29L’horizon épistémologique de cette étude se trouve clairement indiqué par J.-L. Backès lorsqu’il affirme :
La question qui va se poser maintenant n’est pas celle du mot « mythe » dans tous ses emplois possibles, mais celle de l’usage qui en est fait dans les études de littérature. (p. 101)
30Il ne s’agit pas de penser le mot « mythe » uniquement dans son emploi par les auteurs, mais bien de s’interroger sur le recours qui peut être fait au mot mythe lorsque l’on étudie un texte. Pour l’auteur, cet usage s’inscrit dans une perspective évidemment comparatiste, puisqu’il s’agit de mettre en regard divers textes, appartenant à des univers linguistiques différents ou non, qui convoquent un même schéma narratif ou une même figure :
Une histoire, une figure se profilent dans plusieurs textes ; le lecteur est invité, lorsqu’il lit une œuvre déterminée, à ne pas oublier l’existence d’autres œuvres qui proposent une narration presque semblable et mettent en scène un personnage qui porte le même nom. C’est la possibilité de cette lecture comparée, ou comparatiste, qui permettrait de distinguer, parmi les récits, parmi les figures de personnages, ceux ou celles qu’il est expédient d’appeler « mythiques ». (p. 96)
31La conception du comparatisme ici envisagée se veut ouverte et privilégie le rapprochement entre les textes, quelles que soient leur aire culturelle et leur époque.
32Se laisse également lire en filigrane la possibilité d’un usage personnel, individuel — nous serions tentée de dire singulier — du concept de mythe. En effet, c’est bien à un tel usage que semble nous inviter J.-L. Backès, lorsqu’il affirme que, dans le domaine des études littéraires, il est vain de prétendre s’accorder sur des définitions d’ordre général :
[Cette bonne volonté] est à la source d’incompréhensions désespérées dans les colloques et les soutenances de thèse. L’intervenant, ou le candidat, donne, en commençant, une définition de certains mots ; l’auditoire ou le jury lui reproche de n’avoir pas tenu compte d’autres possibilités ou au contraire d’avoir été trop large. […] (p. 106)

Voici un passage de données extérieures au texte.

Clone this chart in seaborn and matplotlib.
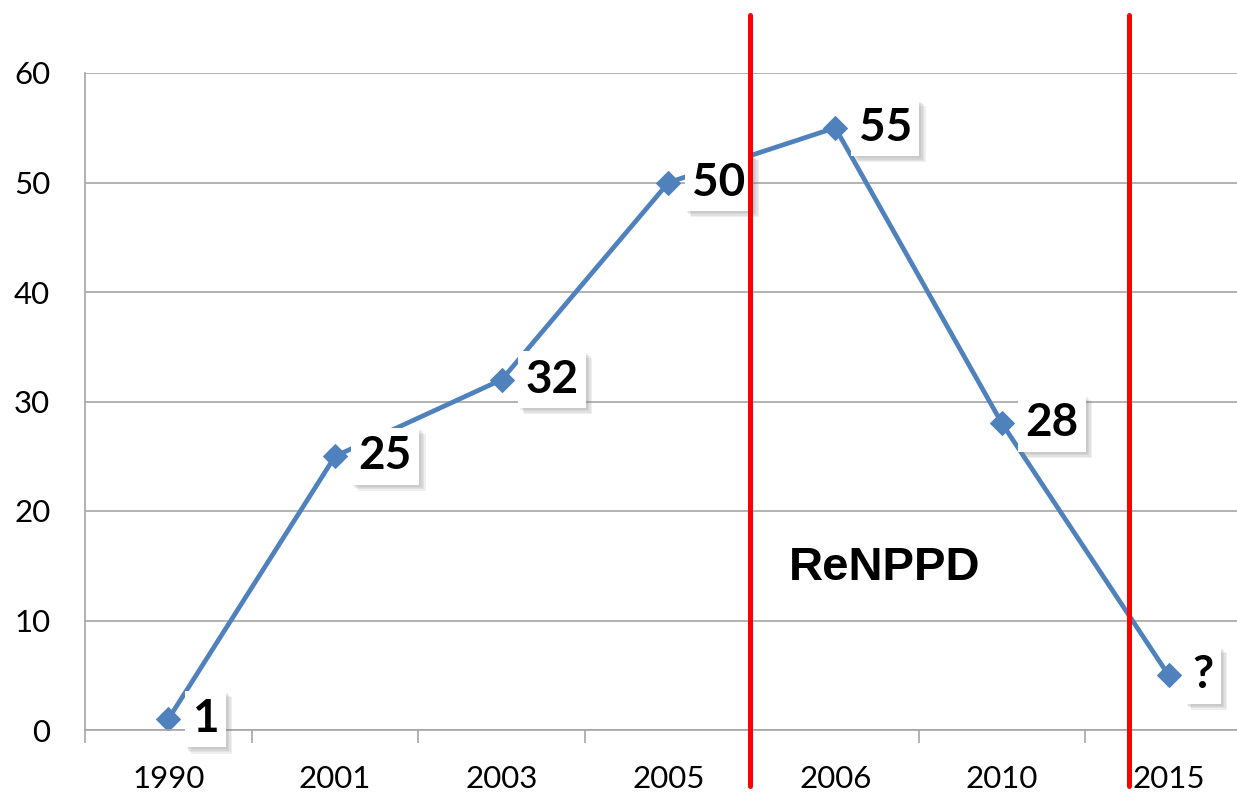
import matplotlib
matplotlib.use("Agg")
import matplotlib.pyplot as plt
import matplotlib.patheffects as pe
import seaborn as sns
import pandas as pd

# data
years = ["1990", "2001", "2003", "2005", "2006", "2010", "2015"]
values = [1, 25, 32, 50, 55, 28, 5]
point_labels = ["1", "25", "32", "50", "55", "28", "?"]
y_ticks = [0, 10, 20, 30, 40, 50, 60]

df = pd.DataFrame({"year": years, "value": values})

sns.set_style("white")
plt.rcParams["font.family"] = ["Lato", "DejaVu Sans"]

fig = plt.figure(figsize=(12.37, 7.93), dpi=100)
ax = fig.add_axes([85 / 1237, 63 / 793, 1167 / 1237, 657 / 793])

sns.lineplot(data=df, x="year", y="value", sort=False, ax=ax,
             color="#4F81BD", linewidth=3.4, marker="D", markersize=12,
             markeredgecolor="#4F81BD")

# soft drop shadow: a few faint offset copies
shadow = [pe.SimplePatchShadow(offset=(d, -d), shadow_rgbFace="#808080", alpha=0.12)
          for d in (1.5, 2.5, 3.5, 4.5)]

# value labels in white boxes
for i, (v, lab) in enumerate(zip(values, point_labels)):
    t = ax.annotate(lab, (i, v), xytext=(17, 0), textcoords="offset points",
                    ha="left", va="center", fontsize=33, fontweight="bold",
                    color="black", zorder=5,
                    bbox=dict(boxstyle="square,pad=0.16", fc="white", ec="none"))
    t.get_bbox_patch().set_path_effects(shadow + [pe.Normal()])

# red separators
for xv in [3.49, 5.765]:
    ax.axvline(xv, ymin=-0.085, ymax=1.088, color="#FF0000", linewidth=3.6,
               clip_on=False, zorder=6)

ax.text(3.72, 14.8, "ReNPPD", fontsize=34, fontweight="bold", color="black",
        family="Liberation Sans", ha="left", va="center")

ax.set_xlim(-0.5, 6.5)
ax.set_ylim(0, 60)
ax.set_yticks(y_ticks)
ax.set_xticks(range(len(years)))
ax.set_xticks([i + 0.5 for i in range(-1, len(years))], minor=True)
ax.set_xticklabels(years)
ax.yaxis.grid(True, color="#A6A6A6", linewidth=1.2)
ax.set_axisbelow(True)

for s in ["top", "right"]:
    ax.spines[s].set_visible(False)
for s in ["left", "bottom"]:
    ax.spines[s].set_color("#A6A6A6")
    ax.spines[s].set_linewidth(1.2)

ax.tick_params(axis="y", length=9, color="#A6A6A6", width=1.2, pad=16,
               labelsize=22.5, labelcolor="black")
ax.tick_params(axis="x", which="major", length=0, pad=25, labelsize=22.5,
               labelcolor="black")
ax.tick_params(axis="x", which="minor", length=9, color="#A6A6A6", width=1.2,
               direction="out", bottom=True)

ax.set_xlabel("")
ax.set_ylabel("")

fig.savefig("out.png", dpi=100)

33Plutôt qu’à cette position dogmatique, qui consiste à affirmer que seules certaines définitions ou conceptions du mythe sont admissibles, l’auteur préfère se fier à la singularité de la posture critique, amenée à redéfinir constamment ses objets :
Dans le contexte d’un colloque ou d’une soutenance, il semblerait pourtant que le seul reproche dont on puisse accabler l’orateur ou le candidat soit de n’être pas resté fidèle, tout au long de son exposé, à la définition, c’est-à-dire à la limitation qu’il avait d’abord annoncée. Chaque nouvelle recherche peut être amenée à poser ses propres principes, dont on peut seulement souhaiter qu’ils soient intelligibles. (p. 106)
34Or, tel nous semble être en effet l’horizon des études littéraires : il n’est pas question uniquement de s’entendre sur des définitions figées, mais bien de s’approprier, ou de se réapproprier des concepts préexistants — car, après tout, pourquoi privilégier la néologie quand quelque chose nous semble avoir été justement nommé —, en en proposant une lecture renouvelée et singulière. C’est à cette condition, sans doute, que le mythe pourra prolonger son inscription dans l’histoire des concepts littéraires.
35Témoignant d’un véritable plaisir de lecture de son auteur — qui s’avère bien souvent communicatif —, Le Mythe dans les littératures d’Europe propose un parcours historique et théorique dans les usages du mot « mythe », tant dans la littérature que dans les études littéraires. Avec une certaine forme de malice, Jean-Louis Backès s’adresse ici à un large public, susceptible de réunir universitaires, étudiants, voire simples curieux, autour de cette problématique qui semble ne jamais devoir s’épuiser. Conscient de l’irréductible polysémie du mot « mythe », l’auteur refuse de donner des réponses là où il n’y en a pas, et double son épochè initiale d’une juste prudence :
L’hypothèse d’une définition qui rendrait compte, synthétiquement, de tous les emplois possibles du mot « mythe » et fournirait ainsi un guide sûr pour les recherches dans les études littéraires pourrait bien ne jamais conduire à autre chose qu’à une inutile illusion. (p. 197)
36Pour autant, l’ouvrage nous semble échapper à l’aporie, d’une part parce qu’il propose une méthode originale et fructueuse — celle de l’étude d’une notion à partir de l’usage qui est fait d’un mot dans les textes littéraires et critiques —, d’autre part parce qu’il permet d’éviter certains écueils, certaines simplifications abusives relatives au mythe. J.‑L. Backès affirme que « c’est peut-être le pouvoir de métamorphose de la donnée mythique qui en justifie l’étude » (p. 200) : à n’en pas douter, pourrions-nous même ajouter, c’est ce pouvoir de métamorphose qui constitue la richesse du mythe et qui permet que se tisse un dialogue entre les expressions textuelles, réelles ou possibles, de ce dernier. Il offre la possibilité d’une lecture hypertextuelle du mythe17, fondamentalement comparatiste, mettant en tension les textes, d’une lecture à la fois singulière et collective. Enfin, — et c’est sans doute là le principal mérite de cette étude — le mythe peut apparaître comme un outil précieux et complexe d’analyse non plus seulement du récit, mais, plus largement, du texte au sens barthésien : comme ce dernier et dans un mouvement spéculaire, le mot de « mythe » dans ses usages critiques s’ouvre à la puissance des virtualités et s’élève au-dessus de ce que la culture tend à figer. Le mythe, non plus comme donnée mythique mais bien comme notion littéraire, constitue un fonds commun de la culture européenne — en constante productivité.